THE CASCADING EFFECT OF INVERTED DUTY STRUCTURE ON WORKING CAPITAL AND COMPLIANCE: AN EMPIRICAL ANALYSIS OF INDIA’S GST REGIME

Fatima Begum

(10 – 2025)

DOI: 10.5281/zenodo.17422310

 

The Goods and Services Tax (GST), implemented in India in 2017, aimed to eliminate tax cascading through a seamless Input Tax Credit (ITC) mechanism. However, the Inverted Duty Structure (IDS)—where input tax rates exceed output tax rates—has created a new form of fiscal distortion. This paper presents empirical evidence from 47 manufacturing firms across three IDS-affected sectors (pharmaceuticals, textiles, and fertilizers) to quantify the impact on working capital and compliance costs.
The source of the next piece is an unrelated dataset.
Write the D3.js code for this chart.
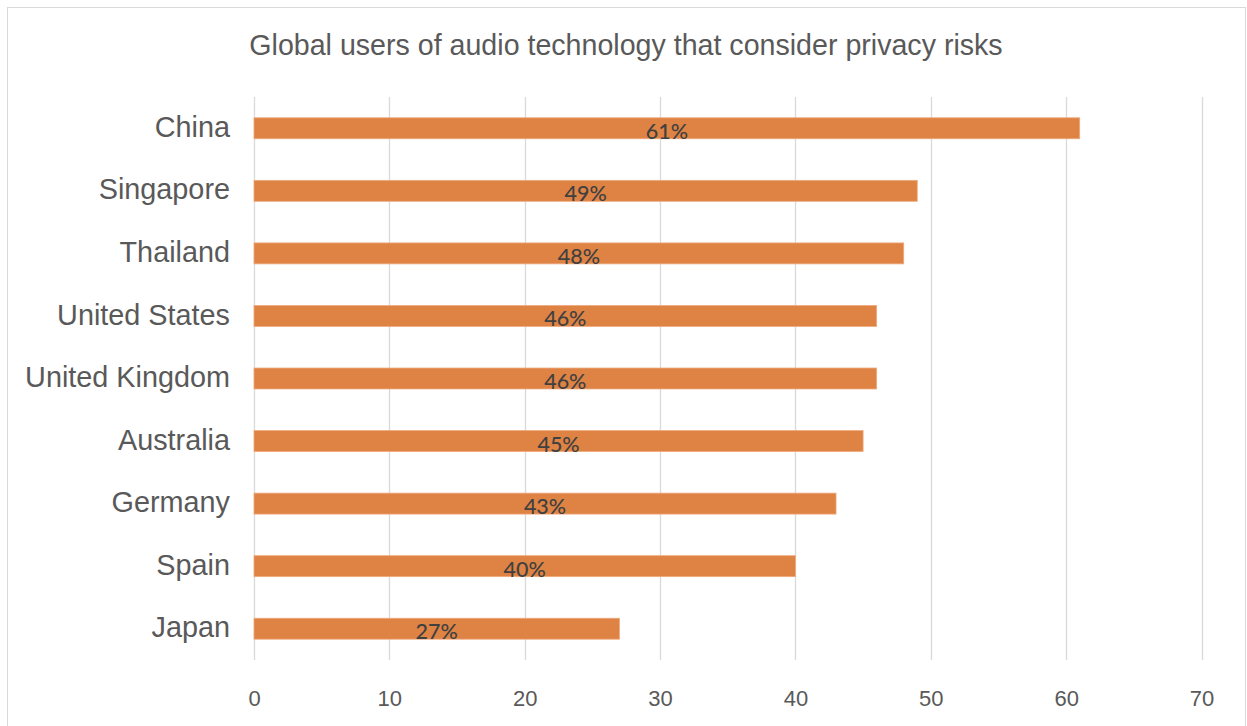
<!DOCTYPE html>
<html>
<head>
<meta charset="utf-8">
<script src="https://cdn.jsdelivr.net/npm/d3@7"></script>
<style>
  html, body { margin: 0; padding: 0; background: #fff; }
  svg { display: block; }
</style>
</head>
<body>
<div id="chart"></div>
<script>
// Data
const countries = ["China", "Singapore", "Thailand", "United States", "United Kingdom",
                   "Australia", "Germany", "Spain", "Japan"];
const shares = [61, 49, 48, 46, 46, 45, 43, 40, 27];
const xTicks = [0, 10, 20, 30, 40, 50, 60, 70];
const chartTitle = "Global users of audio technology that consider privacy risks";

const W = 1247, H = 726;
const plot = { left: 254, right: 1201.5, top: 97, bottom: 660 };

const svg = d3.select("#chart").append("svg")
  .attr("width", W)
  .attr("height", H);

// outer frame
svg.append("rect")
  .attr("x", 7.5).attr("y", 7.5)
  .attr("width", 1238).attr("height", 730)
  .attr("fill", "#fff")
  .attr("stroke", "#d9d9d9")
  .attr("stroke-width", 1);

const x = d3.scaleLinear().domain([0, 70]).range([plot.left, plot.right]);
const y = d3.scaleBand()
  .domain(countries)
  .range([plot.top, plot.bottom])
  .paddingInner(0.665)
  .paddingOuter(0.3325);

// title
svg.append("text")
  .attr("x", 626).attr("y", 55)
  .attr("text-anchor", "middle")
  .style("font-family", "'Liberation Sans', Arial, sans-serif")
  .style("font-size", "28.6px")
  .style("fill", "#595959")
  .text(chartTitle);

// vertical gridlines
svg.append("g").selectAll("line")
  .data(xTicks)
  .join("line")
  .attr("x1", d => Math.round(x(d)) + 0.5)
  .attr("x2", d => Math.round(x(d)) + 0.5)
  .attr("y1", plot.top)
  .attr("y2", plot.bottom)
  .attr("stroke", "#d9d9d9")
  .attr("stroke-width", 1.3);

// x axis labels
const xAxis = svg.append("g")
  .attr("transform", `translate(0, ${plot.bottom})`)
  .call(d3.axisBottom(x).tickValues(xTicks).tickSize(0).tickPadding(30));
xAxis.select(".domain").remove();
xAxis.selectAll("text")
  .style("font-family", "'Liberation Sans', Arial, sans-serif")
  .style("font-size", "22px")
  .style("fill", "#595959");

// y axis labels
const yAxis = svg.append("g")
  .attr("transform", `translate(${plot.left}, 0)`)
  .call(d3.axisLeft(y).tickSize(0).tickPadding(24));
yAxis.select(".domain").remove();
yAxis.selectAll("text")
  .attr("dy", "0.3em")
  .style("font-family", "'Liberation Sans', Arial, sans-serif")
  .style("font-size", "28.8px")
  .style("fill", "#595959");

// bars
const rows = countries.map((c, i) => ({ country: c, value: shares[i] }));

svg.append("g").selectAll("rect")
  .data(rows)
  .join("rect")
  .attr("x", x(0))
  .attr("y", d => y(d.country))
  .attr("width", d => x(d.value) - x(0))
  .attr("height", y.bandwidth())
  .attr("fill", "#df8344")
  .attr("stroke", "#eeaa7d")
  .attr("stroke-width", 0.8);

// value labels centred in bars
svg.append("g").selectAll("text")
  .data(rows)
  .join("text")
  .attr("x", d => (x(0) + x(d.value)) / 2)
  .attr("y", d => y(d.country) + y.bandwidth() / 2 + 10.5)
  .attr("text-anchor", "middle")
  .style("font-family", "Lato, 'Open Sans', sans-serif")
  .style("font-size", "21.5px")
  .style("font-weight", "500")
  .style("fill", "#404040")
  .text(d => d.value + "%");
</script>
</body>
</html>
Using firm-level financial data (2021-2024) and semi-structured interviews with tax practitioners, we find that IDS leads to an average working capital blockage of 8.3% of annual turnover, with refund processing times averaging 147 days despite the statutory 60-day limit. Regression analysis reveals that IDS intensity significantly predicts increased compliance costs (β = 0.67, p < 0.001) and reduced operational efficiency. Our findings suggest that while refund mechanisms provide temporary relief, fundamental rate rationalization is necessary to resolve this structural inefficiency. The study contributes to the literature on value-added tax design and implementation challenges in federal systems.